▶ [MATERIAL]:
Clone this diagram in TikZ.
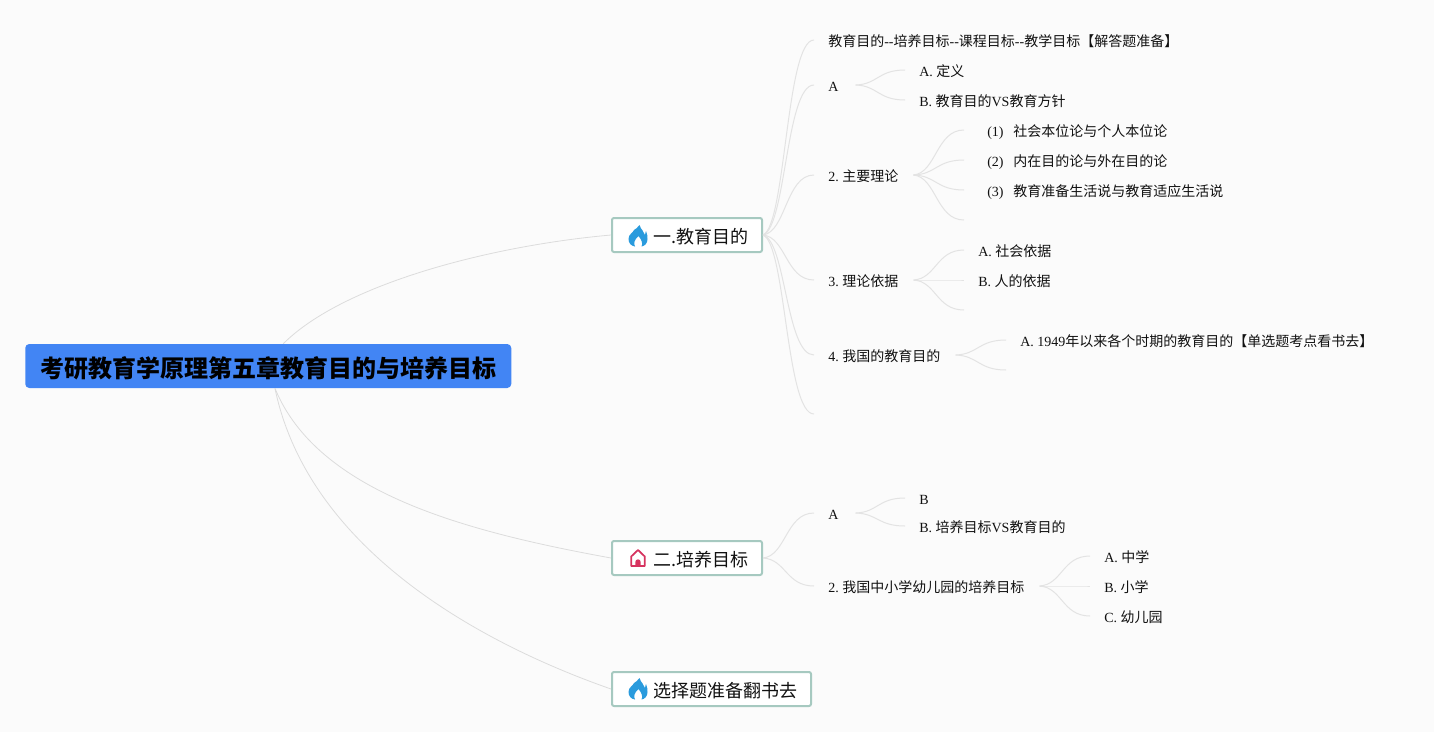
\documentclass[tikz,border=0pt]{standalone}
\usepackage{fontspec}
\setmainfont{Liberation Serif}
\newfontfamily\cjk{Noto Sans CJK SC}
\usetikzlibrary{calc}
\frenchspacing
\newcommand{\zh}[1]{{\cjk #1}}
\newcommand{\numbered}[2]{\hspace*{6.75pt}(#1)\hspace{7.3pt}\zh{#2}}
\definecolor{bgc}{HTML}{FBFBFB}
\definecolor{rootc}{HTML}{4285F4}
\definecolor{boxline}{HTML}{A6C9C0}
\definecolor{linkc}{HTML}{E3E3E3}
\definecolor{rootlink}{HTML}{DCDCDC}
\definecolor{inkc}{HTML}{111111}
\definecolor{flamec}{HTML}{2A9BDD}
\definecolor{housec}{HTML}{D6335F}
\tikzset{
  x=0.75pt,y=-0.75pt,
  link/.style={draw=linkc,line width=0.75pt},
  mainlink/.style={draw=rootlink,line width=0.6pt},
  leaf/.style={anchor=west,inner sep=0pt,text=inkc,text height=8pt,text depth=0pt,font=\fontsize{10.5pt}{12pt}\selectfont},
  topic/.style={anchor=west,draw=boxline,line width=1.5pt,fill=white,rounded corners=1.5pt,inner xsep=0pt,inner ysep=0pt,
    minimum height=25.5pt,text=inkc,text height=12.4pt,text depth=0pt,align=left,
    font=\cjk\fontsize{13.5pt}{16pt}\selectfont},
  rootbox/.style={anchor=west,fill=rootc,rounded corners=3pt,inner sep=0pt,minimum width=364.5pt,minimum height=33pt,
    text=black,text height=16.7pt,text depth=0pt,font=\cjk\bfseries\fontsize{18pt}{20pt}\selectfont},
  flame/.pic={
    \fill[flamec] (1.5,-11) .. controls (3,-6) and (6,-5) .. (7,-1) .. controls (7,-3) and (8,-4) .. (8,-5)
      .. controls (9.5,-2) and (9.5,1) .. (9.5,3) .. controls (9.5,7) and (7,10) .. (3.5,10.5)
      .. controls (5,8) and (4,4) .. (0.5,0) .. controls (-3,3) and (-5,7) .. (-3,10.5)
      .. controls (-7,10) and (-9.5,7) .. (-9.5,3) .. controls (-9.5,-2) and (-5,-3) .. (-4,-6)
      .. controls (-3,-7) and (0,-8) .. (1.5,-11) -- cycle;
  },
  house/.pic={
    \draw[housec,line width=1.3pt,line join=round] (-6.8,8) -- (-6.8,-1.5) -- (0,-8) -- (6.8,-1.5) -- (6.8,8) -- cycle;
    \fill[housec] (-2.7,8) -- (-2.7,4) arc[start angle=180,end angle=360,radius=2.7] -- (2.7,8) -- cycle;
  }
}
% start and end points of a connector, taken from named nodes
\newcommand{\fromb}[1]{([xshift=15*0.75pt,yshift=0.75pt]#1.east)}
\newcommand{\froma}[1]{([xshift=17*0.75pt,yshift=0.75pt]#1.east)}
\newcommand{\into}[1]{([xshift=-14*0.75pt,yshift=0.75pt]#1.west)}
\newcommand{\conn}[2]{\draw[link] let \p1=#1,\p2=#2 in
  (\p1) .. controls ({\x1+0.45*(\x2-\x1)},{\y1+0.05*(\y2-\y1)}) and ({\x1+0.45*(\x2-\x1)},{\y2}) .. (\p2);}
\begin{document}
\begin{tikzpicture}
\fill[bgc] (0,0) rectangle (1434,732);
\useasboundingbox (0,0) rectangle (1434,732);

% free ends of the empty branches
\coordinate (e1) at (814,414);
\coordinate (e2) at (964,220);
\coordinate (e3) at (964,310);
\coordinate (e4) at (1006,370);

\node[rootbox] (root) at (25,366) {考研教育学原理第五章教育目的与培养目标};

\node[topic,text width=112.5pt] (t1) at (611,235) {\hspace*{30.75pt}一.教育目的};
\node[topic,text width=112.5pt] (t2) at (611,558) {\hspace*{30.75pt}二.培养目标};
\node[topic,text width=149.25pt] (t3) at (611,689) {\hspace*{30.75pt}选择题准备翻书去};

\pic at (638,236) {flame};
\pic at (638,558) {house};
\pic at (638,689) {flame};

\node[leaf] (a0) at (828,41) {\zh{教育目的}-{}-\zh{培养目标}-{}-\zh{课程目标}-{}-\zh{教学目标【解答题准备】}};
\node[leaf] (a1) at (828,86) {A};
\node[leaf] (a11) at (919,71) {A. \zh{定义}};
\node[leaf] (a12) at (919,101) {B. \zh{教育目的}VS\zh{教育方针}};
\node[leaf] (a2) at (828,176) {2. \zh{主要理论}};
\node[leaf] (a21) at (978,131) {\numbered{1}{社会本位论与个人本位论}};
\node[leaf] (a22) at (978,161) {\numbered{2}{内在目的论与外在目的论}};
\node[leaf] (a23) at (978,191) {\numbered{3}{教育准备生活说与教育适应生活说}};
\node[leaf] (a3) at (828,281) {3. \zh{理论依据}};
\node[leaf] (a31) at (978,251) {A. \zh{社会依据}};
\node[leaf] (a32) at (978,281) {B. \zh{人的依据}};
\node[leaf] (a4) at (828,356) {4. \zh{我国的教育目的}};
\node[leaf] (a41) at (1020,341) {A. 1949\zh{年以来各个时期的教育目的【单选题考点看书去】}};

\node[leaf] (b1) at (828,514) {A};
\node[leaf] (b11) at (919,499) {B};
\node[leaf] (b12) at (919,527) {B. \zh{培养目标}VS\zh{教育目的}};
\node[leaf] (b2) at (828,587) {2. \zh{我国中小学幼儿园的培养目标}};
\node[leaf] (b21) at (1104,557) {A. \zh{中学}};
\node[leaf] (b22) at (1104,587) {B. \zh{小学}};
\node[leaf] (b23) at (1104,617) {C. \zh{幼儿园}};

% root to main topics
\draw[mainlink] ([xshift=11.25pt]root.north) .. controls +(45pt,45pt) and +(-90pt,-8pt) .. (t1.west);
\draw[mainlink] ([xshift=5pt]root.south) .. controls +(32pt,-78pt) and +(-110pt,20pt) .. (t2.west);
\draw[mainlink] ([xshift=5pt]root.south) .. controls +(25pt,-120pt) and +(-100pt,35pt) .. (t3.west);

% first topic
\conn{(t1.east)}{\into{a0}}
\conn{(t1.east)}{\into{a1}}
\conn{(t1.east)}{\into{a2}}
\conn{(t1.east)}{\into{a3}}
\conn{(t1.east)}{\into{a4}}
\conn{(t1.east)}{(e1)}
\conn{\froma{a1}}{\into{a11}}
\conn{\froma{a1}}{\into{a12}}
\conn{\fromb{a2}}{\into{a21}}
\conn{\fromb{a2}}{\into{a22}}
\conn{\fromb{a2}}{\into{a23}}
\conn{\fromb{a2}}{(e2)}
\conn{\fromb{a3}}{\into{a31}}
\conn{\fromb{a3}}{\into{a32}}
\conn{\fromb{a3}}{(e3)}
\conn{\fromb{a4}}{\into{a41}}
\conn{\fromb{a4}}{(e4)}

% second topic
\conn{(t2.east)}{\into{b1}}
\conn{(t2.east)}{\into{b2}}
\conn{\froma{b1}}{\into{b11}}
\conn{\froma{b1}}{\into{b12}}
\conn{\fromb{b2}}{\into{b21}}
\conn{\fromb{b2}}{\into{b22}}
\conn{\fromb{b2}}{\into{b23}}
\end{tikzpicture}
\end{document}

▶ [PROBLEM DETAILS]: Your copy of the data should match it exactly, except that pictures are left out.

▶ [ANSWER TO THIS TASK]:
Clone this diagram in TikZ.
\documentclass[tikz,border=0pt]{standalone}
\usepackage{fontspec}
\setmainfont{Liberation Serif}
\newfontfamily\cjk{Noto Sans CJK SC}
\usetikzlibrary{calc}
\frenchspacing
\newcommand{\zh}[1]{{\cjk #1}}
\newcommand{\numbered}[2]{\hspace*{6.75pt}(#1)\hspace{7.3pt}\zh{#2}}
\definecolor{bgc}{HTML}{FBFBFB}
\definecolor{rootc}{HTML}{4285F4}
\definecolor{boxline}{HTML}{A6C9C0}
\definecolor{linkc}{HTML}{E3E3E3}
\definecolor{rootlink}{HTML}{DCDCDC}
\definecolor{inkc}{HTML}{111111}
\definecolor{flamec}{HTML}{2A9BDD}
\definecolor{housec}{HTML}{D6335F}
\tikzset{
  x=0.75pt,y=-0.75pt,
  link/.style={draw=linkc,line width=0.75pt},
  mainlink/.style={draw=rootlink,line width=0.6pt},
  leaf/.style={anchor=west,inner sep=0pt,text=inkc,text height=8pt,text depth=0pt,font=\fontsize{10.5pt}{12pt}\selectfont},
  topic/.style={anchor=west,draw=boxline,line width=1.5pt,fill=white,rounded corners=1.5pt,inner xsep=0pt,inner ysep=0pt,
    minimum height=25.5pt,text=inkc,text height=12.4pt,text depth=0pt,align=left,
    font=\cjk\fontsize{13.5pt}{16pt}\selectfont},
  rootbox/.style={anchor=west,fill=rootc,rounded corners=3pt,inner sep=0pt,minimum width=364.5pt,minimum height=33pt,
    text=black,text height=16.7pt,text depth=0pt,font=\cjk\bfseries\fontsize{18pt}{20pt}\selectfont},
  flame/.pic={
    \fill[flamec] (1.5,-11) .. controls (3,-6) and (6,-5) .. (7,-1) .. controls (7,-3) and (8,-4) .. (8,-5)
      .. controls (9.5,-2) and (9.5,1) .. (9.5,3) .. controls (9.5,7) and (7,10) .. (3.5,10.5)
      .. controls (5,8) and (4,4) .. (0.5,0) .. controls (-3,3) and (-5,7) .. (-3,10.5)
      .. controls (-7,10) and (-9.5,7) .. (-9.5,3) .. controls (-9.5,-2) and (-5,-3) .. (-4,-6)
      .. controls (-3,-7) and (0,-8) .. (1.5,-11) -- cycle;
  },
  house/.pic={
    \draw[housec,line width=1.3pt,line join=round] (-6.8,8) -- (-6.8,-1.5) -- (0,-8) -- (6.8,-1.5) -- (6.8,8) -- cycle;
    \fill[housec] (-2.7,8) -- (-2.7,4) arc[start angle=180,end angle=360,radius=2.7] -- (2.7,8) -- cycle;
  }
}
% start and end points of a connector, taken from named nodes
\newcommand{\fromb}[1]{([xshift=15*0.75pt,yshift=0.75pt]#1.east)}
\newcommand{\froma}[1]{([xshift=17*0.75pt,yshift=0.75pt]#1.east)}
\newcommand{\into}[1]{([xshift=-14*0.75pt,yshift=0.75pt]#1.west)}
\newcommand{\conn}[2]{\draw[link] let \p1=#1,\p2=#2 in
  (\p1) .. controls ({\x1+0.45*(\x2-\x1)},{\y1+0.05*(\y2-\y1)}) and ({\x1+0.45*(\x2-\x1)},{\y2}) .. (\p2);}
\begin{document}
\begin{tikzpicture}
\fill[bgc] (0,0) rectangle (1434,732);
\useasboundingbox (0,0) rectangle (1434,732);

% free ends of the empty branches
\coordinate (e1) at (814,414);
\coordinate (e2) at (964,220);
\coordinate (e3) at (964,310);
\coordinate (e4) at (1006,370);

\node[rootbox] (root) at (25,366) {考研教育学原理第五章教育目的与培养目标};

\node[topic,text width=112.5pt] (t1) at (611,235) {\hspace*{30.75pt}一.教育目的};
\node[topic,text width=112.5pt] (t2) at (611,558) {\hspace*{30.75pt}二.培养目标};
\node[topic,text width=149.25pt] (t3) at (611,689) {\hspace*{30.75pt}选择题准备翻书去};

\pic at (638,236) {flame};
\pic at (638,558) {house};
\pic at (638,689) {flame};

\node[leaf] (a0) at (828,41) {\zh{教育目的}-{}-\zh{培养目标}-{}-\zh{课程目标}-{}-\zh{教学目标【解答题准备】}};
\node[leaf] (a1) at (828,86) {A};
\node[leaf] (a11) at (919,71) {A. \zh{定义}};
\node[leaf] (a12) at (919,101) {B. \zh{教育目的}VS\zh{教育方针}};
\node[leaf] (a2) at (828,176) {2. \zh{主要理论}};
\node[leaf] (a21) at (978,131) {\numbered{1}{社会本位论与个人本位论}};
\node[leaf] (a22) at (978,161) {\numbered{2}{内在目的论与外在目的论}};
\node[leaf] (a23) at (978,191) {\numbered{3}{教育准备生活说与教育适应生活说}};
\node[leaf] (a3) at (828,281) {3. \zh{理论依据}};
\node[leaf] (a31) at (978,251) {A. \zh{社会依据}};
\node[leaf] (a32) at (978,281) {B. \zh{人的依据}};
\node[leaf] (a4) at (828,356) {4. \zh{我国的教育目的}};
\node[leaf] (a41) at (1020,341) {A. 1949\zh{年以来各个时期的教育目的【单选题考点看书去】}};

\node[leaf] (b1) at (828,514) {A};
\node[leaf] (b11) at (919,499) {B};
\node[leaf] (b12) at (919,527) {B. \zh{培养目标}VS\zh{教育目的}};
\node[leaf] (b2) at (828,587) {2. \zh{我国中小学幼儿园的培养目标}};
\node[leaf] (b21) at (1104,557) {A. \zh{中学}};
\node[leaf] (b22) at (1104,587) {B. \zh{小学}};
\node[leaf] (b23) at (1104,617) {C. \zh{幼儿园}};

% root to main topics
\draw[mainlink] ([xshift=11.25pt]root.north) .. controls +(45pt,45pt) and +(-90pt,-8pt) .. (t1.west);
\draw[mainlink] ([xshift=5pt]root.south) .. controls +(32pt,-78pt) and +(-110pt,20pt) .. (t2.west);
\draw[mainlink] ([xshift=5pt]root.south) .. controls +(25pt,-120pt) and +(-100pt,35pt) .. (t3.west);

% first topic
\conn{(t1.east)}{\into{a0}}
\conn{(t1.east)}{\into{a1}}
\conn{(t1.east)}{\into{a2}}
\conn{(t1.east)}{\into{a3}}
\conn{(t1.east)}{\into{a4}}
\conn{(t1.east)}{(e1)}
\conn{\froma{a1}}{\into{a11}}
\conn{\froma{a1}}{\into{a12}}
\conn{\fromb{a2}}{\into{a21}}
\conn{\fromb{a2}}{\into{a22}}
\conn{\fromb{a2}}{\into{a23}}
\conn{\fromb{a2}}{(e2)}
\conn{\fromb{a3}}{\into{a31}}
\conn{\fromb{a3}}{\into{a32}}
\conn{\fromb{a3}}{(e3)}
\conn{\fromb{a4}}{\into{a41}}
\conn{\fromb{a4}}{(e4)}

% second topic
\conn{(t2.east)}{\into{b1}}
\conn{(t2.east)}{\into{b2}}
\conn{\froma{b1}}{\into{b11}}
\conn{\froma{b1}}{\into{b12}}
\conn{\fromb{b2}}{\into{b21}}
\conn{\fromb{b2}}{\into{b22}}
\conn{\fromb{b2}}{\into{b23}}
\end{tikzpicture}
\end{document}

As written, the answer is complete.